What’s Your Number?, the new Anna Faris comedy about a 30-something woman named Ally Darling who is fixated on the fact that she’s slept with 20 men, is a critical and box office failure, with reviewers slamming the film’s retrograde sexual mores. For those of you who missed this flop, here’s a quick synopsis: Ally, who has just lost her job and hit bottom, becomes obsessed with the significance of a woman’s “number”—the number of men she has had sex with—after reading in a women’s magazine that women who have sex with more than 20 guys are much less likely to get married. As Slate movie critic Dana Stevens notes, the film doesn’t really argue with the notion that Ally is a capital-S slut. As Entertainment Weekly’s Lisa Schwarzbaum put it, “Whore is the kind of descriptor the creators of What’s Your Number? think is hilarious for a woman to apply to herself, one whose only ‘scandal’ involves a head count of her sex partners. And by the way, who in this day and age is counting?”
According to sociological studies, regrettably, a lot of women are still counting—and so are men. For the most part, the old stereotypes have some truth to them: The average American man has had more partners than the average American woman. Recent CDC data shows that men between the ages of 25 and 44 reported having slept with a median of six women, while women in the same age bracket said they had slept with a median of four men. And while more than 27 percent of men ages 25 to 44 have had sex with more than 15 women, only about 10 percent of their female peers have had sex with more than 15 men.

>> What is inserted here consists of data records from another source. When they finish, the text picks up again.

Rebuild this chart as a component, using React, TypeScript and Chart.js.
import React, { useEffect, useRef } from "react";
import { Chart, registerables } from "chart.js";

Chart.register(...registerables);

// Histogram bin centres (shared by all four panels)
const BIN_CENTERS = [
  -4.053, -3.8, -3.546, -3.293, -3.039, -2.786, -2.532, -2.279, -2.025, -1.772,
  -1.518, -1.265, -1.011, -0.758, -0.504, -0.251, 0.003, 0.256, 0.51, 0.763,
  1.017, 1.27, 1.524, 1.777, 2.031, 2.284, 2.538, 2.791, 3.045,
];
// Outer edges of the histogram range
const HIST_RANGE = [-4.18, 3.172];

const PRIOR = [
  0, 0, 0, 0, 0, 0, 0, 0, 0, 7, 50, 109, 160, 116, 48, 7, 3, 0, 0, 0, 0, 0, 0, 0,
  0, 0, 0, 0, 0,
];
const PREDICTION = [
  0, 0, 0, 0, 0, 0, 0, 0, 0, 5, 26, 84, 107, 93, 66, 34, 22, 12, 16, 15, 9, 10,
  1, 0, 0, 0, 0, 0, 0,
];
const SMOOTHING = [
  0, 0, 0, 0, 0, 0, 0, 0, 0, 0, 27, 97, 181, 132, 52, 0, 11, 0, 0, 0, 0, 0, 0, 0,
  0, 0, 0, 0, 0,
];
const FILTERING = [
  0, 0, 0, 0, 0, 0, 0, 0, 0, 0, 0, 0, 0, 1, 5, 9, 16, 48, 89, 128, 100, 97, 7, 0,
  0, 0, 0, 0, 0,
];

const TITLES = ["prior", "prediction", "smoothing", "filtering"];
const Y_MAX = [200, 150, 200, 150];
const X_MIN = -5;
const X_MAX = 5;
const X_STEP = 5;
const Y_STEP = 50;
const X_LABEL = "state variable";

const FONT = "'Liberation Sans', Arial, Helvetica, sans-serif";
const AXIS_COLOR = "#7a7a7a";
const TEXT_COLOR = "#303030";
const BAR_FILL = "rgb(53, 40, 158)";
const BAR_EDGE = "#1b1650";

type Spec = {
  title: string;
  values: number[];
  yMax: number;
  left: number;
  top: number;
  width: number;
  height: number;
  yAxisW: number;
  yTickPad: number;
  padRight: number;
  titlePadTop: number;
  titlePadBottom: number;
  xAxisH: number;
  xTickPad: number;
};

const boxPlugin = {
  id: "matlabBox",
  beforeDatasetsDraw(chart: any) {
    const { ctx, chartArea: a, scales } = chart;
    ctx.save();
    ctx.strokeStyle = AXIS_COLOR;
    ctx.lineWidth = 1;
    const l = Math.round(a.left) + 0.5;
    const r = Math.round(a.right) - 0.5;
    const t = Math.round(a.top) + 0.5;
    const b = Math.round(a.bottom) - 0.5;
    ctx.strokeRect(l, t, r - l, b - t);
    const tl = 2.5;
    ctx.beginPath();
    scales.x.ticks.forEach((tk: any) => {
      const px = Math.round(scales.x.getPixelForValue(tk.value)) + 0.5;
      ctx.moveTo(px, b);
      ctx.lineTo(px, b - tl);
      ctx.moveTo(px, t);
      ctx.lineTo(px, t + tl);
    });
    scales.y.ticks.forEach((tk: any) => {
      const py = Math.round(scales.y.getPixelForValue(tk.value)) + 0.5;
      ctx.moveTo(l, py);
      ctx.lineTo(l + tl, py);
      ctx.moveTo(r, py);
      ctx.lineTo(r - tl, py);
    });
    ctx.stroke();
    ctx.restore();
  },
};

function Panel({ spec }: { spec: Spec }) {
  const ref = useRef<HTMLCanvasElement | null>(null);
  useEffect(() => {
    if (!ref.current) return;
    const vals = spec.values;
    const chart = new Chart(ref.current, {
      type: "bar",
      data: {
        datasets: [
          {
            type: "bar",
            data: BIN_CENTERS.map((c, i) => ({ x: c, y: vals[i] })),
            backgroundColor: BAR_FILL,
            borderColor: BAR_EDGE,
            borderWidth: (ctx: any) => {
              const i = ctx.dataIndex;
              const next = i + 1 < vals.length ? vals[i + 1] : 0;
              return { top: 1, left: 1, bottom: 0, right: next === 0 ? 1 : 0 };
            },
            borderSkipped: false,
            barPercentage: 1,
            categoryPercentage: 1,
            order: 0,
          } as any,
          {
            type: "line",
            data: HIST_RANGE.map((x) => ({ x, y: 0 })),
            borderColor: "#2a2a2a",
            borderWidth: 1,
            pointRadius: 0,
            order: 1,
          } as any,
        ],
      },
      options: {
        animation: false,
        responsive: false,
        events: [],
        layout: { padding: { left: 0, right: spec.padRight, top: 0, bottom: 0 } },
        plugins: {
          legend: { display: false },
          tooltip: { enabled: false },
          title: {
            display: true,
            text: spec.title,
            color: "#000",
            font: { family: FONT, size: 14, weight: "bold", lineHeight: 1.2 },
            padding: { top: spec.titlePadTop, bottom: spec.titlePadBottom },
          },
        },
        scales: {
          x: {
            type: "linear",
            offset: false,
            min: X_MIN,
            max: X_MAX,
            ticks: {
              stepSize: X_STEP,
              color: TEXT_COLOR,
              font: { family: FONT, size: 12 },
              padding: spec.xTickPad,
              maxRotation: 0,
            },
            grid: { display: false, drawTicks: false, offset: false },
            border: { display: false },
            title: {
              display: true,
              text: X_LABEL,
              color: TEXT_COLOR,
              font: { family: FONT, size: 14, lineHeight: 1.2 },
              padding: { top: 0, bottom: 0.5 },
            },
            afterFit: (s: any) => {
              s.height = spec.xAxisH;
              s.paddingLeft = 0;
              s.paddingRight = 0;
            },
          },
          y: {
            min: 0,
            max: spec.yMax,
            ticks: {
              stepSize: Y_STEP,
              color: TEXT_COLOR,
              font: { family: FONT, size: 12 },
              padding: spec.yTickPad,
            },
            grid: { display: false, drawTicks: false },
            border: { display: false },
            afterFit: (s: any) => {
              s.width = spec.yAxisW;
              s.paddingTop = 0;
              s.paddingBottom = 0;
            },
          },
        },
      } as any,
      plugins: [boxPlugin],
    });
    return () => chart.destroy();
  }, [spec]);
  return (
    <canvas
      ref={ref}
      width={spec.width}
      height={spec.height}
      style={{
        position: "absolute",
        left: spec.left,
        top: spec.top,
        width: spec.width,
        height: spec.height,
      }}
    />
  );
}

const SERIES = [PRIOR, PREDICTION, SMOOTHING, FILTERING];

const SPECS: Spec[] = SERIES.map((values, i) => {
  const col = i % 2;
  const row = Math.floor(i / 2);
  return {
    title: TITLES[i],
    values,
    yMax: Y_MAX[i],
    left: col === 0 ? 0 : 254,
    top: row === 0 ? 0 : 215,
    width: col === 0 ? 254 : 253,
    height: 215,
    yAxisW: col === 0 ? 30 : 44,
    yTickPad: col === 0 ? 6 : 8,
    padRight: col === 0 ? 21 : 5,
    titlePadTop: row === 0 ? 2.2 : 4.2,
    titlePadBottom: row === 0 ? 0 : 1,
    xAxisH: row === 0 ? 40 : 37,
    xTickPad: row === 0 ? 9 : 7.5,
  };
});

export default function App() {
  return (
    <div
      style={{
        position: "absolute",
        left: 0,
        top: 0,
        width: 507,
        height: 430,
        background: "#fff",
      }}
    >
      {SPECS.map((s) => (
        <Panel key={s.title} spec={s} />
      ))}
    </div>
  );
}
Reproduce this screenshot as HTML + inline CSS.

Young women seem to want to keep their numbers lower, while men want their numbers to be higher. A 2001 study of college students in the U.K. published in the Archives of Sexual Behavior titled “Which Behaviors Constitute Having Sex?” showed that, compared with women, a greater percentage of men count oral sex and manual sex as “sex” when they’re tallying their partners—presumably because they want to boost their number. Of the 11 sexual acts that the study’s researchers counted, there was only one—anal sex—that women were more likely than men to “count” as sex. The results of this study jibed with previous studies which also found that men counted a greater number of behaviors as sex than women did.
While women are concerned about their numbers getting too high, they also don’t want their numbers to be too low, lest they be seen as prudes. Lisa Wade, an assistant professor of sociology at Occidental College, says that a lot of women she’s talked to deliberately lost their virginity before going to college, because they didn’t want to be viewed as unsophisticated. Kathleen Bogle, the author of Hooking Up: Sex, Dating, and Relationships on Campus and an assistant professor of sociology and criminal justice at La Salle University, says she’s often heard the “rule of fingers” from her female students—i.e., you should be able to count the number of partners you’ve had on both hands.
This is the sexuality playbook the women in What’s Your Number? seem to be using. In one scene, Ally, concerned that her number is crazy high, asks her sister (a bride-to-be) and her sister’s bridesmaids how many men they’ve slept with. Their numbers range from single digits to a high of 13. Only Ally, who at that point had had sex with 19 people, and Sheila, the woman who had had sex with 13 guys, were considered slutty by the rest of the crew.
Unlike Ally, though, women don’t always feel bad about themselves when their numbers are high, particularly if they have supportive friends. A 2011 study in The Journal of Sex Research looked at the sexual activity of teenage girls and at whether these girls perceived a sexual double standard. According to that study: “Young women who reported a high number of sex partners did not typically develop a narrative about being unpopular or stigmatized, a desire for more friends, feelings of loneliness, or low self-worth.” Instead, the researchers found, adolescents “often referenced the behavior of friends within their own networks.” These social network served as a source of “reference and influence” and “a form of social support and as a buffer against negative attributions associated with their own behavior.”
In other words, if Ally had more friends like Sheila, who was completely proud of the fact that she had bedded 13 dudes, she probably wouldn’t have put so much stock in a slut-shaming magazine article.
There’s some hope that future generations of women might be able to go even further than Sheila, shedding the antiquated notion that a woman’s “number” matters at all. Kathleen Bogle points out that because women today are not only having sex as teens but also getting married later, the number of lifetime sexual partners is higher in younger cohorts than in older cohorts. The average woman loses her virginity at 16, Bogle notes, while in Massachusetts, where What’s Your Number? takes place, she gets married at 28.
So as women are single and sexually active for longer, their “numbers” will naturally rise, and in the process, those numbers will start to seem less and less relevant. Think about it: Ally is in her early 30s in this movie and lost her virginity in her teens. By my calcuation, she’s had an average of 1.4 partners a year. That’s hardly “whore” territory.
Perhaps it’s a good sign that What’s Your Number? was a box office flop. Maybe women in their 20s and 30s are aspiring to a more positive attitude towards their own sexuality and have decided that movie night isn’t worth wasting on a character who falls into the same old tired traps.